The guide to accumulating wealth is mundane in its simplicity: acquire index funds, leave them untouched for 10 years, and avoid interference. While this sounds straightforward, it is far from easy.

If it were effortless, riches would be common. The truth is that the majority of financial gain is not generated through the acts of buying or selling, but rather through the act of waiting.

This period of inactivity can be agonizing when markets fluctuate and your mind urges you to intervene, yet the individuals who prosper are those who suppress that reaction.

We often incorrectly assume that patience is a fixed personality trait, present at birth or absent forever. In reality, maintaining a long-term investment strategy is like exercising a muscle that must be developed over time.
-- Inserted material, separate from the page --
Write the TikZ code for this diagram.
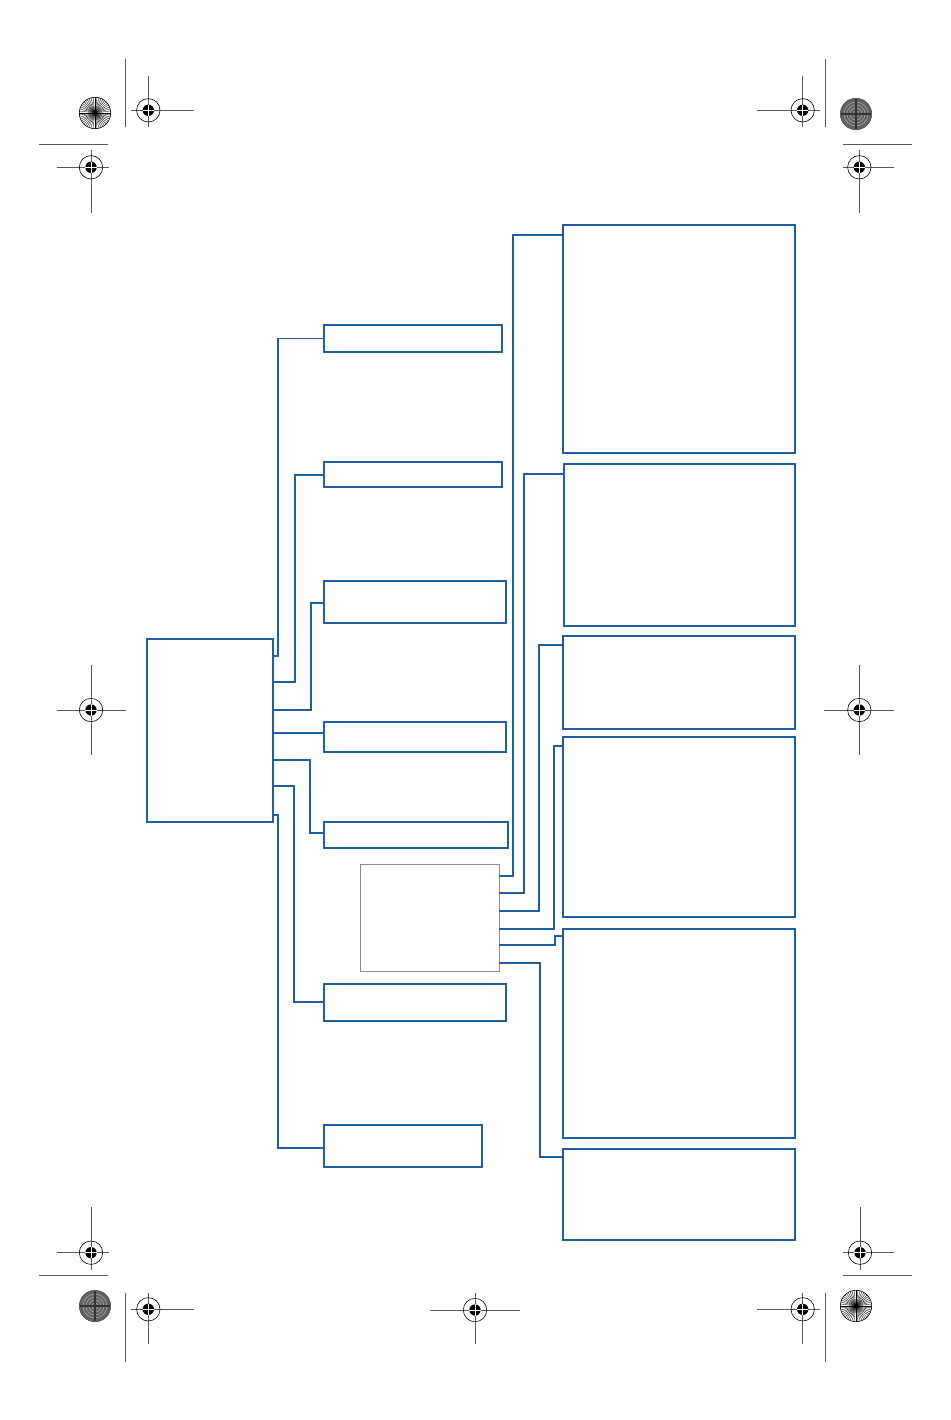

You would not expect to bench press 300 lbs on your first trip to the fitness center, nor would you run a marathon the same day you bought your sneakers. Similarly, your willpower may fracture during the early years of investing, and regression can happen.

I also encounter these difficulties. I divested from Robinhood at approximately $10 to streamline my assets, only to witness the value rise to the $90s.

Although the regret was visceral, it did not divert me from my overall strategy.

If you sell out of fear or miss a market surge, you are not a bad investor, merely an untrained one. The objective is not to function like a machine incapable of error, but to examine those lapses, understand the root cause, and implement better boundaries for the future.

Wealth does not require you to be perfect; it simply requires you to be consistent.